Les Africains doivent imposer leur propre narratif. Cela passe par la valorisation de leur culture, de leur histoire et de leurs réussites. Il ne s’agit pas de nier les défis existants, mais de refuser que l’Afrique soit réduite à ses difficultés. Les succès économiques, les avancées technologiques, les initiatives locales doivent être mis en avant.
Les plateformes médiatiques africaines ont un rôle clé à jouer. Trop souvent, les sources d’information sur l’Afrique proviennent de l’extérieur. La dépendance aux analyses et aux perspectives étrangères doit cesser. Il est essentiel de créer et de renforcer des médias africains capables d’offrir une lecture lucide et objective des réalités du continent.
Quelle posture pour les dirigeants africains ?
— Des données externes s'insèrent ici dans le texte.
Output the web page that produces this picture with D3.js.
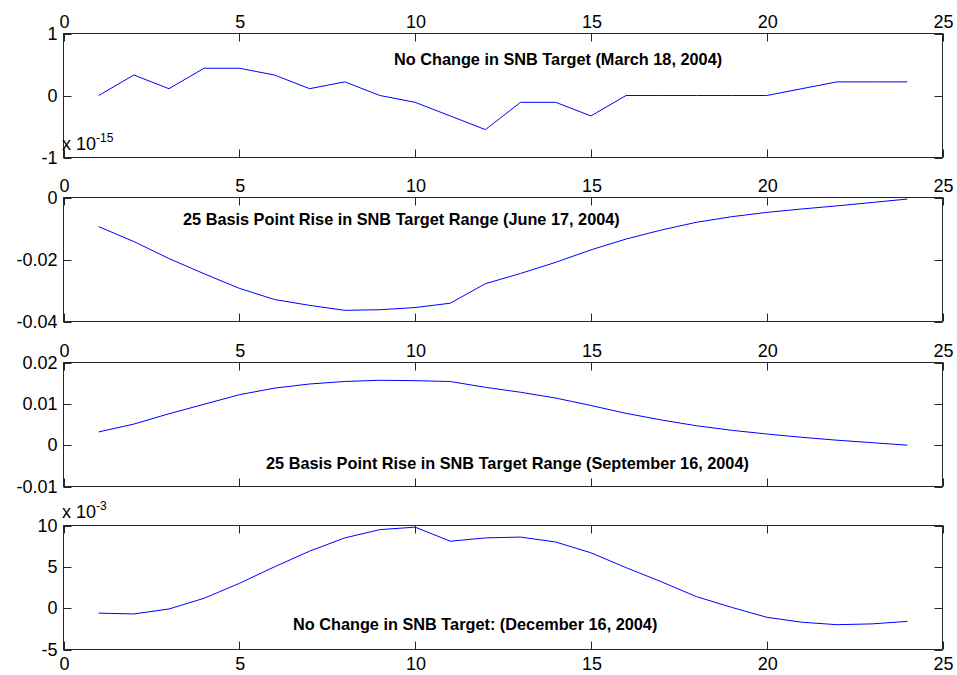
<!DOCTYPE html>
<html>
<head>
<meta charset="utf-8">
<script src="https://cdn.jsdelivr.net/npm/d3@7"></script>
<style>
  html, body { margin: 0; padding: 0; background: #ffffff; }
  svg { display: block; font-family: Arial, "Liberation Sans", Helvetica, sans-serif; }
</style>
</head>
<body>
<svg id="chart" width="957" height="675"></svg>
<script>
// ---- data ----
const steps = [1,2,3,4,5,6,7,8,9,10,11,12,13,14,15,16,17,18,19,20,21,22,23,24];
const xTicks = [0,5,10,15,20,25];

// Panel 1 (values x 1e-15)
const march2004 = [0, 0.33, 0.11, 0.44, 0.44, 0.33, 0.11, 0.22, 0, -0.11, -0.33, -0.55,
                   -0.11, -0.11, -0.33, 0, 0, 0, 0, 0, 0.11, 0.22, 0.22, 0.22];
// Panel 2
const june2004 = [-0.0094, -0.0142, -0.0197, -0.0246, -0.0293, -0.0329, -0.0348, -0.0364,
                  -0.0362, -0.0355, -0.0341, -0.0278, -0.0245, -0.0209, -0.0169, -0.0134,
                  -0.0105, -0.0080, -0.0062, -0.0048, -0.0037, -0.0027, -0.0016, -0.0005];
// Panel 3
const sept2004 = [0.0032, 0.0051, 0.0076, 0.0099, 0.0122, 0.0138, 0.0148, 0.0154,
                  0.0157, 0.0156, 0.0154, 0.0140, 0.0128, 0.0114, 0.0096, 0.0077,
                  0.0061, 0.0047, 0.0036, 0.0027, 0.0019, 0.0012, 0.0006, 0.0000];
// Panel 4 (values x 1e-3)
const dec2004 = [-0.6, -0.7, -0.1, 1.2, 3.0, 5.0, 6.9, 8.5, 9.5, 9.8, 8.1, 8.5,
                 8.6, 8.0, 6.7, 4.9, 3.2, 1.4, 0.1, -1.1, -1.7, -2.0, -1.9, -1.6];

const yTicks1 = [-1, 0, 1];
const yTicks2 = [-0.04, -0.02, 0];
const yTicks3 = [-0.01, 0, 0.01, 0.02];
const yTicks4 = [-5, 0, 5, 10];

const yTickLabels1 = ["-1", "0", "1"];
const yTickLabels2 = ["-0.04", "-0.02", "0"];
const yTickLabels3 = ["-0.01", "0", "0.01", "0.02"];
const yTickLabels4 = ["-5", "0", "5", "10"];

const titles = [
  "No Change in SNB Target (March 18, 2004)",
  "25 Basis Point Rise in SNB Target Range (June 17, 2004)",
  "25 Basis Point Rise in SNB Target Range (September 16, 2004)",
  "No Change in SNB Target: (December 16, 2004)"
];
const exponents = ["-15", null, null, "-3"];

// ---- layout ----
const svg = d3.select("#chart");
const left = 63.5, right = 942.5, ph = 124;
const tops = [33.5, 197.5, 362.5, 525.5];
const axisColor = "#262626";
const tickLen = 8;
const fontSize = 18;

const panels = [
  { values: march2004, ticks: yTicks1, labels: yTickLabels1, domain: [-1, 1],
    xLabelsTop: true, title: { x: 394, y: 65 }, exp: { x: 62, y: 150 } },
  { values: june2004, ticks: yTicks2, labels: yTickLabels2, domain: [-0.04, 0],
    xLabelsTop: true, title: { x: 183, y: 225 } },
  { values: sept2004, ticks: yTicks3, labels: yTickLabels3, domain: [-0.01, 0.02],
    xLabelsTop: true, title: { x: 266, y: 469 } },
  { values: dec2004, ticks: yTicks4, labels: yTickLabels4, domain: [-5, 10],
    xLabelsTop: false, title: { x: 293, y: 630 }, exp: { x: 62, y: 518 } }
];

const x = d3.scaleLinear().domain([0, 25]).range([left, right]);

panels.forEach((p, i) => {
  const top = tops[i], bottom = top + ph;
  const y = d3.scaleLinear().domain(p.domain).range([bottom, top]);
  const g = svg.append("g");

  // data line
  const line = d3.line().x((d, k) => x(steps[k])).y(d => y(d));
  g.append("path")
    .datum(p.values)
    .attr("fill", "none")
    .attr("stroke", "#0000ff")
    .attr("stroke-width", 1)
    .attr("d", line);

  // x ticks (inward, top and bottom)
  const xt = g.append("g").attr("stroke", axisColor).attr("stroke-width", 1);
  xTicks.forEach(t => {
    const xx = Math.round(x(t)) + 0.5;
    xt.append("line").attr("x1", xx).attr("x2", xx).attr("y1", top).attr("y2", top + tickLen);
    xt.append("line").attr("x1", xx).attr("x2", xx).attr("y1", bottom).attr("y2", bottom - tickLen);
  });
  // y ticks (inward, left and right)
  p.ticks.forEach(t => {
    const yy = Math.round(y(t)) + 0.5;
    xt.append("line").attr("x1", left).attr("x2", left + tickLen).attr("y1", yy).attr("y2", yy);
    xt.append("line").attr("x1", right).attr("x2", right - tickLen).attr("y1", yy).attr("y2", yy);
  });

  // box
  g.append("rect")
    .attr("x", left).attr("y", top)
    .attr("width", right - left).attr("height", ph)
    .attr("fill", "none").attr("stroke", axisColor).attr("stroke-width", 1);

  // x tick labels
  g.selectAll(".xl").data(xTicks).enter().append("text")
    .attr("x", d => x(d) + 1)
    .attr("y", p.xLabelsTop ? top - 6 : bottom + 20)
    .attr("text-anchor", "middle")
    .attr("font-size", fontSize)
    .attr("fill", "#000")
    .text(d => d);

  // y tick labels
  g.selectAll(".yl").data(p.ticks).enter().append("text")
    .attr("x", left - 6)
    .attr("y", d => y(d) + 6)
    .attr("text-anchor", "end")
    .attr("font-size", fontSize)
    .attr("fill", "#000")
    .text((d, k) => p.labels[k]);

  // title annotation
  g.append("text")
    .attr("x", p.title.x).attr("y", p.title.y)
    .attr("font-size", 16.3)
    .attr("font-weight", "bold")
    .attr("fill", "#000")
    .text(titles[i]);

  // exponent label
  if (exponents[i]) {
    const t = g.append("text")
      .attr("x", p.exp.x).attr("y", p.exp.y)
      .attr("font-size", fontSize).attr("fill", "#000");
    t.append("tspan").text("x 10");
    t.append("tspan").attr("dy", -8).attr("font-size", 12).text(exponents[i]);
  }
});
</script>
</body>
</html>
Les bouleversements géopolitiques actuels offrent à l’Afrique une opportunité inédite de redéfinir sa place dans le monde. Avec l’émergence d’un ordre multipolaire, les anciennes puissances occidentales ne sont plus les seules à dicter les règles du jeu. La montée en puissance de pays comme la Chine, l’Inde, la Russie ou encore la Turquie ouvre de nouvelles perspectives.
Les dirigeants africains doivent adopter une diplomatie pragmatique. Il ne s’agit plus de s’aligner aveuglément sur une puissance, mais de négocier avec tous les acteurs en fonction des intérêts du continent. La diversification des partenaires doit aller de pair avec une stratégie claire : obtenir des conditions équitables dans les accords économiques, protéger les ressources stratégiques et renforcer l’indépendance militaire et technologique.
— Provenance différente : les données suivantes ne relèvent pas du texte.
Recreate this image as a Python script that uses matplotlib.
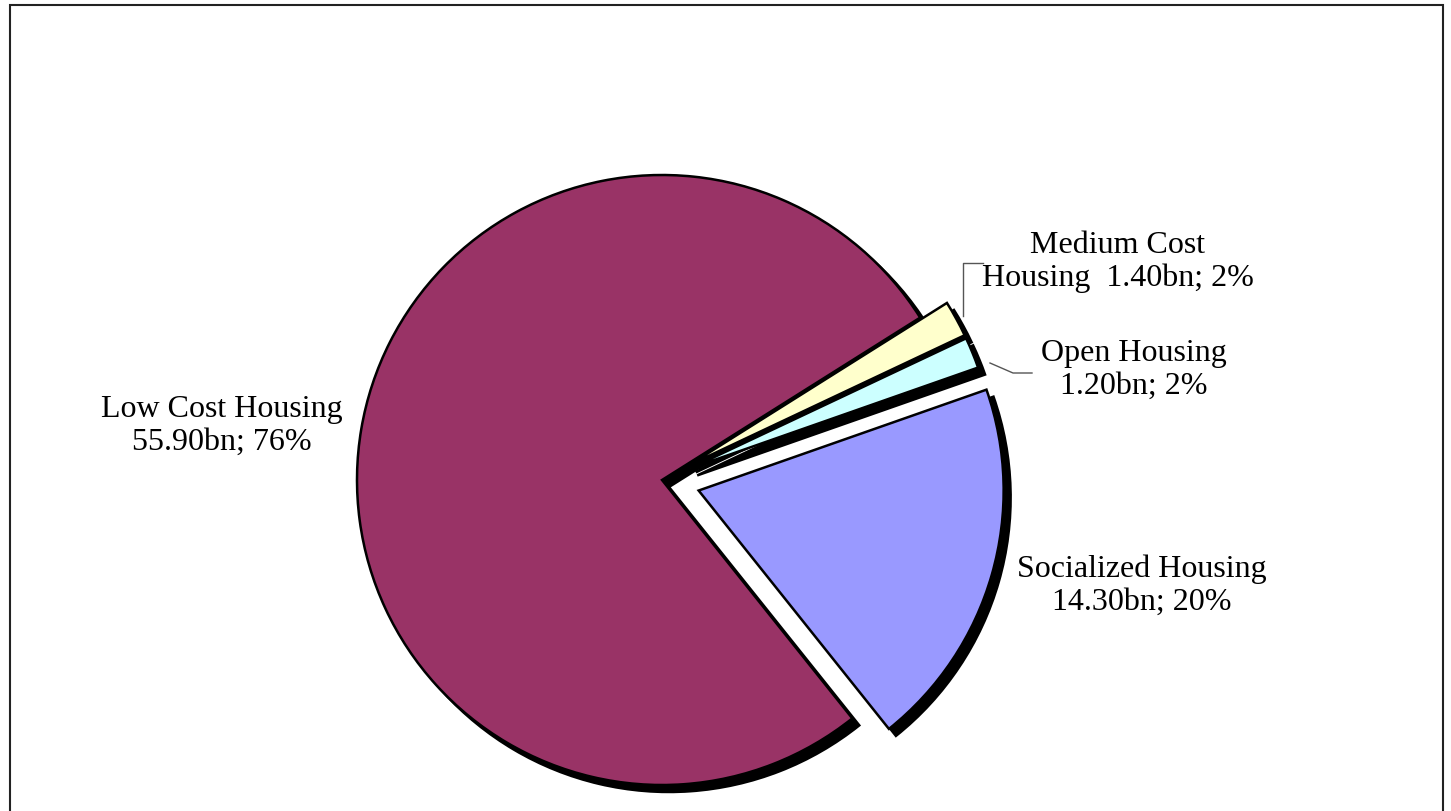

L’indépendance réelle ne se proclame pas, elle se construit. Il ne suffit pas de dénoncer l’ingérence étrangère ; il faut créer les conditions d’une autonomie durable. Cela implique d’investir massivement dans l’éducation, l’innovation, les infrastructures et la gouvernance.
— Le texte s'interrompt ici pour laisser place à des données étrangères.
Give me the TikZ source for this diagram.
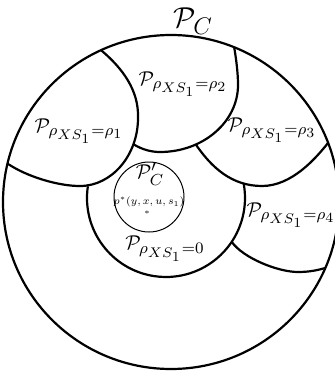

L’Afrique au tournant : agir plutôt que subir
Les erreurs du passé ne doivent pas se répéter. Les générations précédentes ont parfois cru aux promesses sans exiger de garanties. Elles ont trop souvent laissé faire, par méconnaissance ou par résignation. Aujourd’hui, la situation est différente. L’information est accessible, les enjeux sont clairs, les leçons de l’histoire sont connues.
Les jeunes Africains ont un rôle crucial à jouer. Ils doivent s’approprier les débats économiques et géopolitiques, comprendre les dynamiques qui façonnent le monde et refuser d’être relégués au rang de simples spectateurs. L’action doit être collective. Trop souvent, l’Afrique a été divisée, affaiblie par des conflits internes et des luttes intestines qui ont profité à d’autres. Il est temps d’inverser cette tendance et d’œuvrer pour une véritable unité stratégique.
L’avenir appartient à ceux qui s’en saisissent. Les grandes puissances ne font jamais de cadeaux. Elles défendent leurs intérêts, ajustent leurs alliances en fonction des circonstances et abandonnent leurs partenaires lorsque cela devient nécessaire. Ce constat doit être intégré dans la réflexion africaine. L’Afrique ne doit plus être dupe des discours enjôleurs ni prisonnière de relations déséquilibrées.
La jeunesse africaine, consciente des enjeux, doit imposer ses propres règles du jeu. Elle ne doit pas seulement revendiquer un avenir meilleur, mais le construire avec détermination et lucidité. Cette fois-ci, l’Afrique est prévenue. Elle sait ce qui est en jeu. Elle ne doit pas rater le virage de l’histoire.